Omit all pictures, then retype the data exactly as given.
———
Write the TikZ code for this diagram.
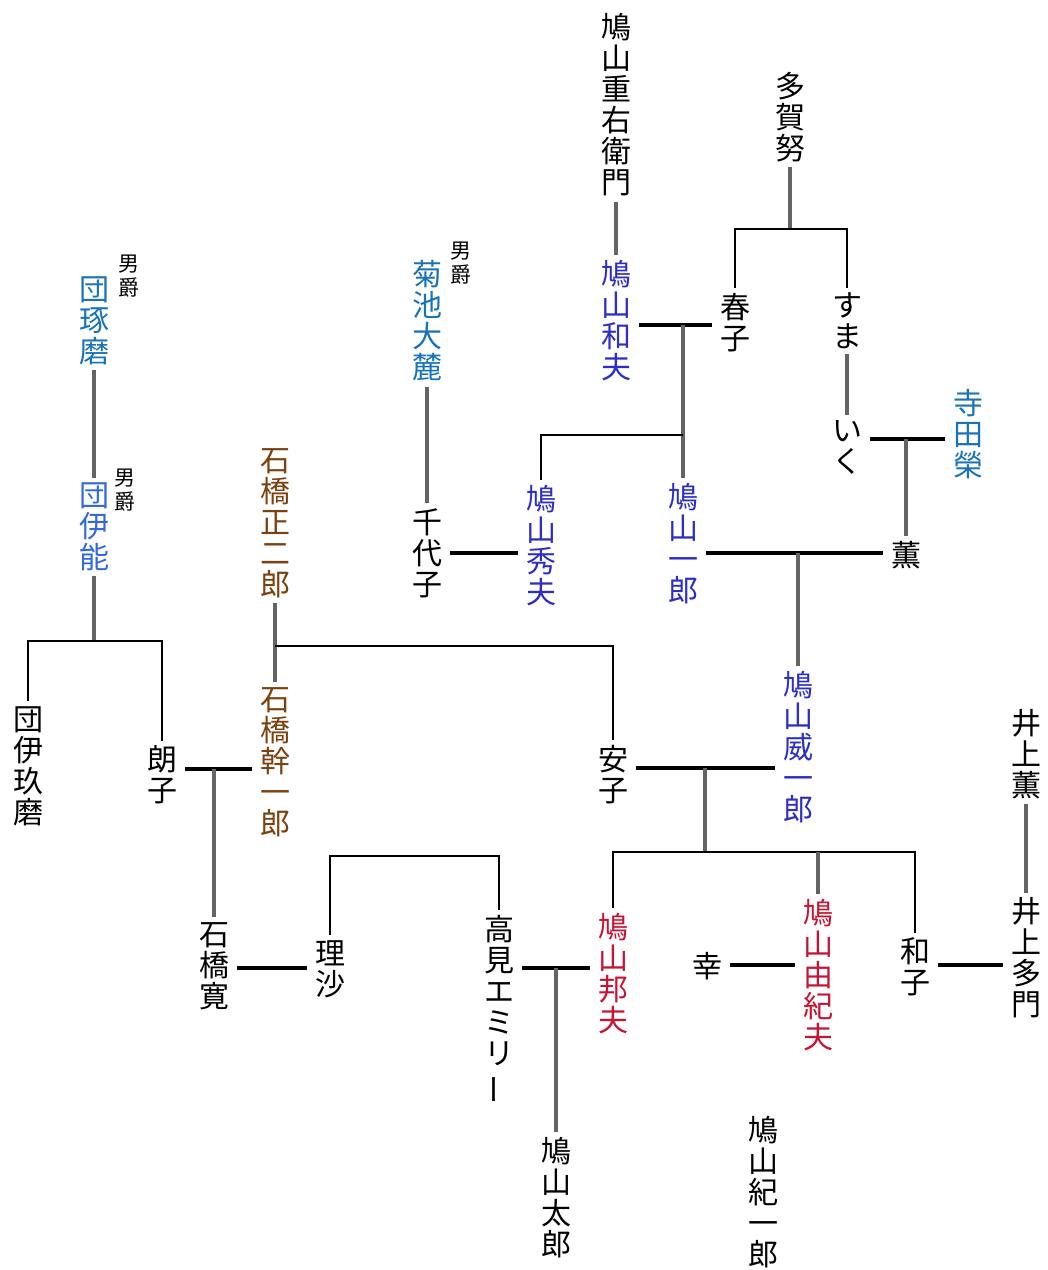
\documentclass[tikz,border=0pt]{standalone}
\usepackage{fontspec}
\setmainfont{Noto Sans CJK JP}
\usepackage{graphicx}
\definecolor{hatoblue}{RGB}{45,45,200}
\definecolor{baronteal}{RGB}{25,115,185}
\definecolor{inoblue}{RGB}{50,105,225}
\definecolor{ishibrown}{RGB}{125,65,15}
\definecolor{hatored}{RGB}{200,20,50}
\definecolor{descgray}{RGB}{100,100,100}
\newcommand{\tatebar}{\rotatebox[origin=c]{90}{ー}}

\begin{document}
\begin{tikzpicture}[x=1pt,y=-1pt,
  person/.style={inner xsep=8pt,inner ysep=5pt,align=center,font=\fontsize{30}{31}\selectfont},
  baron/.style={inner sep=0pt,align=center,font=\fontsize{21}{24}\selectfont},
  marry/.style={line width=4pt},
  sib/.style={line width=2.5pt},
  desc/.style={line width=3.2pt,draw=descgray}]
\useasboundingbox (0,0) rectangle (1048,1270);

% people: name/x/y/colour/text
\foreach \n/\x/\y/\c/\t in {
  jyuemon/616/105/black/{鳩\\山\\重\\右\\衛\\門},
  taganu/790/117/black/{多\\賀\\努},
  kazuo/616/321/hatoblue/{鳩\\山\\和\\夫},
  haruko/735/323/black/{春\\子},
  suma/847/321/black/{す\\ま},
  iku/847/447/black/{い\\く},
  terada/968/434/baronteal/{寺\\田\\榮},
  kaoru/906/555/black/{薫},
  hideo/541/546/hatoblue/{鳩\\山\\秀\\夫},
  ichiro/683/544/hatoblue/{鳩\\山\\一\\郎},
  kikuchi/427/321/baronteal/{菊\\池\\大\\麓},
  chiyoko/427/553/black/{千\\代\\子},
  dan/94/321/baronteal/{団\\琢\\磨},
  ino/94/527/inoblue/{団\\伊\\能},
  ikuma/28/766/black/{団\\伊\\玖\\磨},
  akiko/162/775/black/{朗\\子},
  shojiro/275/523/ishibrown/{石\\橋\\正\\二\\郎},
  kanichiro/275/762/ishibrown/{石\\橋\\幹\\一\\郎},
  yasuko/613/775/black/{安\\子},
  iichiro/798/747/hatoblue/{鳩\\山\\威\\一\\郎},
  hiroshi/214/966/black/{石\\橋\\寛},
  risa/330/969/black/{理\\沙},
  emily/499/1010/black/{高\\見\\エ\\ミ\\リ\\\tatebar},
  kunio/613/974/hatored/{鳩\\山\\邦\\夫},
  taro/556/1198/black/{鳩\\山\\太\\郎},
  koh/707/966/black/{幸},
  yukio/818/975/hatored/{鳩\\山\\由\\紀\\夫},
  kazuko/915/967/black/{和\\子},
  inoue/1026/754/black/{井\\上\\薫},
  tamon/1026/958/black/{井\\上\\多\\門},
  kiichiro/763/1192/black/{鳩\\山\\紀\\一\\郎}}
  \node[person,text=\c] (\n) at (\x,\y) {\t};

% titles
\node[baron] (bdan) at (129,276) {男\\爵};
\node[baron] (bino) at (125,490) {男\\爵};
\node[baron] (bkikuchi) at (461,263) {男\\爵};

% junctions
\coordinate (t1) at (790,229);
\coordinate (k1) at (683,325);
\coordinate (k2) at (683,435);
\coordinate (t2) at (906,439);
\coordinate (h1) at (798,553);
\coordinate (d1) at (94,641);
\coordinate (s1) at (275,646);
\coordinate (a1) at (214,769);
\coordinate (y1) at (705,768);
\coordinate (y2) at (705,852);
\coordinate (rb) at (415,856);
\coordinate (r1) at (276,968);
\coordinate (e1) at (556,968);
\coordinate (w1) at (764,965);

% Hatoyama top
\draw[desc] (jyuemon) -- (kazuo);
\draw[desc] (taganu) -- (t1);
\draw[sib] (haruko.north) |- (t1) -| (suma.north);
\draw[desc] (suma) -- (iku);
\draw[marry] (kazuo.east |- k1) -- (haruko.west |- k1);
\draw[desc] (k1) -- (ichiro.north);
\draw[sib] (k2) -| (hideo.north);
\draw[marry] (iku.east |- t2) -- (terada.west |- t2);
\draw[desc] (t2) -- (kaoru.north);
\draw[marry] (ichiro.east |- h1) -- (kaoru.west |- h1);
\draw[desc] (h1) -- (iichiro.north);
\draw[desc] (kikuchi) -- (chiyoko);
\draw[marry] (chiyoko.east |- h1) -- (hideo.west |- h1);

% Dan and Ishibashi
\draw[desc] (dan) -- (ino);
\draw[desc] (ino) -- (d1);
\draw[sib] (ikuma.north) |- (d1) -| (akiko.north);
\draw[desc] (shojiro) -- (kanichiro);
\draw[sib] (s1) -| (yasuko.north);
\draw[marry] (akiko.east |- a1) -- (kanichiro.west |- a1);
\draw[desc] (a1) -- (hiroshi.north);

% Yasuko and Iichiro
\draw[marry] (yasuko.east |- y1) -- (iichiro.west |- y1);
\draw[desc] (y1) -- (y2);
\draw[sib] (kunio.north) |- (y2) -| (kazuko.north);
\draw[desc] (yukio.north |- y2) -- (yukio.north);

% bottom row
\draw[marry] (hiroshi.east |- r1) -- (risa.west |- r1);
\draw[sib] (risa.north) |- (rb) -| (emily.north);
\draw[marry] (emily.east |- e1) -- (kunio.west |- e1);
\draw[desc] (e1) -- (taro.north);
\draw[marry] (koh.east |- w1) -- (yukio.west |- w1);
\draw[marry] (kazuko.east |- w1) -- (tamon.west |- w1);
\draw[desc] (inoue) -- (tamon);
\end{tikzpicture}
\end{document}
———
__Answer__
Write the TikZ code for this diagram.
\documentclass[tikz,border=0pt]{standalone}
\usepackage{fontspec}
\setmainfont{Noto Sans CJK JP}
\usepackage{graphicx}
\definecolor{hatoblue}{RGB}{45,45,200}
\definecolor{baronteal}{RGB}{25,115,185}
\definecolor{inoblue}{RGB}{50,105,225}
\definecolor{ishibrown}{RGB}{125,65,15}
\definecolor{hatored}{RGB}{200,20,50}
\definecolor{descgray}{RGB}{100,100,100}
\newcommand{\tatebar}{\rotatebox[origin=c]{90}{ー}}

\begin{document}
\begin{tikzpicture}[x=1pt,y=-1pt,
  person/.style={inner xsep=8pt,inner ysep=5pt,align=center,font=\fontsize{30}{31}\selectfont},
  baron/.style={inner sep=0pt,align=center,font=\fontsize{21}{24}\selectfont},
  marry/.style={line width=4pt},
  sib/.style={line width=2.5pt},
  desc/.style={line width=3.2pt,draw=descgray}]
\useasboundingbox (0,0) rectangle (1048,1270);

% people: name/x/y/colour/text
\foreach \n/\x/\y/\c/\t in {
  jyuemon/616/105/black/{鳩\\山\\重\\右\\衛\\門},
  taganu/790/117/black/{多\\賀\\努},
  kazuo/616/321/hatoblue/{鳩\\山\\和\\夫},
  haruko/735/323/black/{春\\子},
  suma/847/321/black/{す\\ま},
  iku/847/447/black/{い\\く},
  terada/968/434/baronteal/{寺\\田\\榮},
  kaoru/906/555/black/{薫},
  hideo/541/546/hatoblue/{鳩\\山\\秀\\夫},
  ichiro/683/544/hatoblue/{鳩\\山\\一\\郎},
  kikuchi/427/321/baronteal/{菊\\池\\大\\麓},
  chiyoko/427/553/black/{千\\代\\子},
  dan/94/321/baronteal/{団\\琢\\磨},
  ino/94/527/inoblue/{団\\伊\\能},
  ikuma/28/766/black/{団\\伊\\玖\\磨},
  akiko/162/775/black/{朗\\子},
  shojiro/275/523/ishibrown/{石\\橋\\正\\二\\郎},
  kanichiro/275/762/ishibrown/{石\\橋\\幹\\一\\郎},
  yasuko/613/775/black/{安\\子},
  iichiro/798/747/hatoblue/{鳩\\山\\威\\一\\郎},
  hiroshi/214/966/black/{石\\橋\\寛},
  risa/330/969/black/{理\\沙},
  emily/499/1010/black/{高\\見\\エ\\ミ\\リ\\\tatebar},
  kunio/613/974/hatored/{鳩\\山\\邦\\夫},
  taro/556/1198/black/{鳩\\山\\太\\郎},
  koh/707/966/black/{幸},
  yukio/818/975/hatored/{鳩\\山\\由\\紀\\夫},
  kazuko/915/967/black/{和\\子},
  inoue/1026/754/black/{井\\上\\薫},
  tamon/1026/958/black/{井\\上\\多\\門},
  kiichiro/763/1192/black/{鳩\\山\\紀\\一\\郎}}
  \node[person,text=\c] (\n) at (\x,\y) {\t};

% titles
\node[baron] (bdan) at (129,276) {男\\爵};
\node[baron] (bino) at (125,490) {男\\爵};
\node[baron] (bkikuchi) at (461,263) {男\\爵};

% junctions
\coordinate (t1) at (790,229);
\coordinate (k1) at (683,325);
\coordinate (k2) at (683,435);
\coordinate (t2) at (906,439);
\coordinate (h1) at (798,553);
\coordinate (d1) at (94,641);
\coordinate (s1) at (275,646);
\coordinate (a1) at (214,769);
\coordinate (y1) at (705,768);
\coordinate (y2) at (705,852);
\coordinate (rb) at (415,856);
\coordinate (r1) at (276,968);
\coordinate (e1) at (556,968);
\coordinate (w1) at (764,965);

% Hatoyama top
\draw[desc] (jyuemon) -- (kazuo);
\draw[desc] (taganu) -- (t1);
\draw[sib] (haruko.north) |- (t1) -| (suma.north);
\draw[desc] (suma) -- (iku);
\draw[marry] (kazuo.east |- k1) -- (haruko.west |- k1);
\draw[desc] (k1) -- (ichiro.north);
\draw[sib] (k2) -| (hideo.north);
\draw[marry] (iku.east |- t2) -- (terada.west |- t2);
\draw[desc] (t2) -- (kaoru.north);
\draw[marry] (ichiro.east |- h1) -- (kaoru.west |- h1);
\draw[desc] (h1) -- (iichiro.north);
\draw[desc] (kikuchi) -- (chiyoko);
\draw[marry] (chiyoko.east |- h1) -- (hideo.west |- h1);

% Dan and Ishibashi
\draw[desc] (dan) -- (ino);
\draw[desc] (ino) -- (d1);
\draw[sib] (ikuma.north) |- (d1) -| (akiko.north);
\draw[desc] (shojiro) -- (kanichiro);
\draw[sib] (s1) -| (yasuko.north);
\draw[marry] (akiko.east |- a1) -- (kanichiro.west |- a1);
\draw[desc] (a1) -- (hiroshi.north);

% Yasuko and Iichiro
\draw[marry] (yasuko.east |- y1) -- (iichiro.west |- y1);
\draw[desc] (y1) -- (y2);
\draw[sib] (kunio.north) |- (y2) -| (kazuko.north);
\draw[desc] (yukio.north |- y2) -- (yukio.north);

% bottom row
\draw[marry] (hiroshi.east |- r1) -- (risa.west |- r1);
\draw[sib] (risa.north) |- (rb) -| (emily.north);
\draw[marry] (emily.east |- e1) -- (kunio.west |- e1);
\draw[desc] (e1) -- (taro.north);
\draw[marry] (koh.east |- w1) -- (yukio.west |- w1);
\draw[marry] (kazuko.east |- w1) -- (tamon.west |- w1);
\draw[desc] (inoue) -- (tamon);
\end{tikzpicture}
\end{document}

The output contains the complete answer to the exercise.